Startups can get lost in the noise at CES. YC-backed Bucket Robotics didn’t. The San Francisco company muscled through bad weather, DIY logistics, and a week of nonstop pitching to turn its first appearance on the show floor into real traction with manufacturers and investors — and, more importantly, to validate a product aimed squarely at one of industry’s toughest bottlenecks: surface quality inspection.
A Rain-Soaked Road to Las Vegas Saves the CES Booth
When flight delays threatened the team’s booth plan, founder and CEO Matt Puchalski loaded the display into a Hyundai Santa Fe and drove through heavy rain to Las Vegas. It wasn’t glamorous, but it meant Bucket Robotics arrived intact and on time in the automotive-focused West Hall — the right neighborhood for a startup selling factory vision software to carmakers and their suppliers.

Puchalski’s background gave the pitch credibility. An engineer who spent the past decade across autonomous-vehicle programs at Uber, Argo AI, Ford’s Latitude AI, and Stack AV, he understands the unforgiving demands of real-time perception and production-grade reliability. That translated into a relentless CES presence — breakfast pitch run-throughs, media day hustle, and late-night networking with veterans from mobility and robotics.
Inside What Bucket Robotics Builds for Surface Inspection
Bucket Robotics develops computer vision software that automates surface inspection on production lines — think door handles, bezels, painted panels, and other consumer-facing parts where cosmetic defects can tarnish a brand. Structural checks are mature; surface perfection is the stubborn frontier, where human inspectors still dominate because lighting, texture, and color can trip up conventional machine vision.

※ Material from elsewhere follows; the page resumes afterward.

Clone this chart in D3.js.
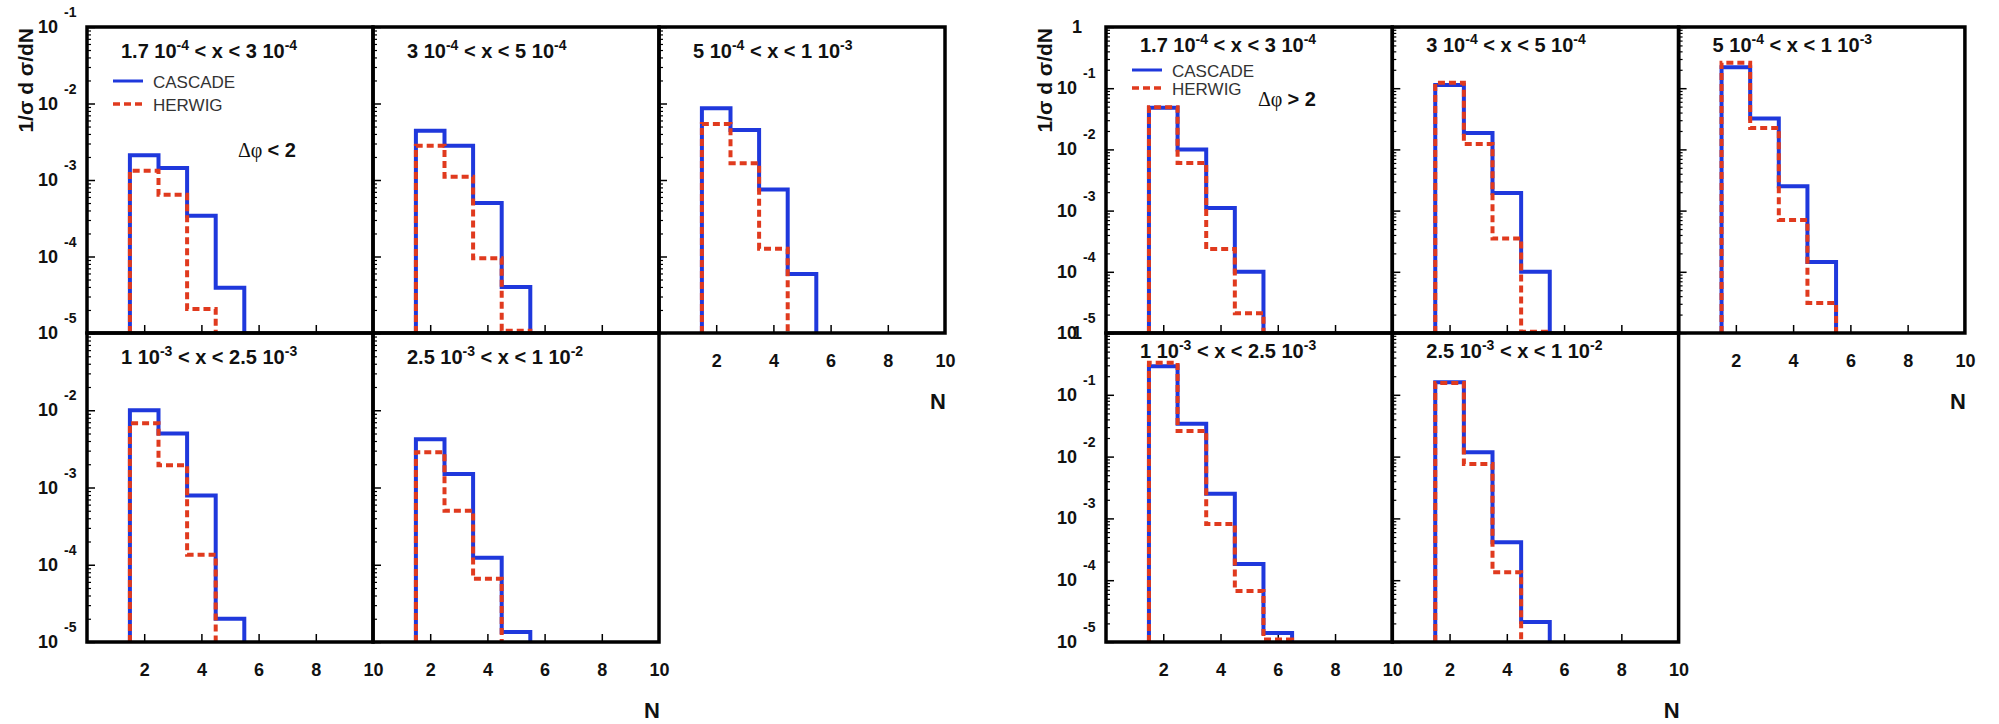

The company’s edge is data. Rather than wait for thousands of real-world defects, Bucket starts from the CAD model, generates physics-aware synthetic flaws (burns, scuffs, bumps, color shifts), and trains perception models that can be deployed quickly. No manual labeling. No months-long data collection loop. The software is designed to plug into existing cameras and stations, minimizing new hardware and keeping change-management risk low for plant managers.
This matters economically. The American Society for Quality estimates the cost of poor quality can run 15–20% of sales for manufacturers. MarketsandMarkets expects the machine vision market to top $20B mid-decade, powered by inspection use cases. And the International Federation of Robotics has documented a record installed base of industrial robots — a backdrop that favors software layers improving throughput and yield without retooling entire lines.
On the show floor, Puchalski used everyday examples to make it tangible: a customer touches a door handle daily, so tiny imperfections get noticed. Bucket’s value proposition is catching those flaws at line speed and tracing them to root causes, so a supplier’s quality team spends less time firefighting and more time fixing upstream variation.

Why CES Mattered For A Seed-Stage Startup
CES can be a lead-generation mirage, but this year it delivered signal. From opening bell, the Bucket booth drew steady foot traffic from manufacturing, automation, and robotics teams looking for inspection that flexes with product refreshes and variant complexity. Conversations went beyond demo gloss into integration pathways, lighting constraints, and the seconds-per-part calculus that governs assembly lines.
The team also benefited from showing up where their buyers were. The Consumer Technology Association routinely draws more than 100,000 attendees and thousands of exhibitors, and the West Hall concentrates automotive and industrial tech decision-makers. By the time the lights dimmed, Bucket had a week’s worth of follow-ups lined up — both commercial and investor — the right outcome for a first-time exhibitor.
Dual-Use Strategy Without Extra Hardware
Bucket Robotics is already courting both automotive and defense customers, positioning itself as a dual-use software vendor. That’s a pragmatic lane: programs within the U.S. defense ecosystem increasingly seek commercial technologies that can deploy rapidly and iterate in the field. A software-first approach that rides existing sensors fits procurement realities and cybersecurity constraints better than forklift upgrades.
Crucially, the company frames automation as augmentation, not displacement. Experienced inspectors don’t just spot defects; they infer causes and feed process improvements. By taking the repetitive detection workload and standardizing it across shifts, the software frees quality engineers to work on prevention — a message that plays well as manufacturers reshore and look to stabilize yields without ballooning labor or capital spend.
The Hard Part Starts Now: From Pilots to Production
Surviving CES isn’t the same as scaling. Bucket still has to convert pilots into production contracts, navigate long industrial sales cycles, and prove durability in messy factory environments where glare, dust, and line changes break fragile models. Success will hinge on continuous learning from CAD-driven synthetic data plus rapid adaptation to real-world edge cases — and on championing customers willing to bet a station’s takt time on new software.
As a first outing, though, the playbook worked: arrive no matter what, keep the pitch technical and concrete, and integrate with what factories already run. For a YC startup trying to turn vision research into yield, that week in Las Vegas wasn’t just a debut — it was proof that the market is ready to talk about surface perfection at production speed.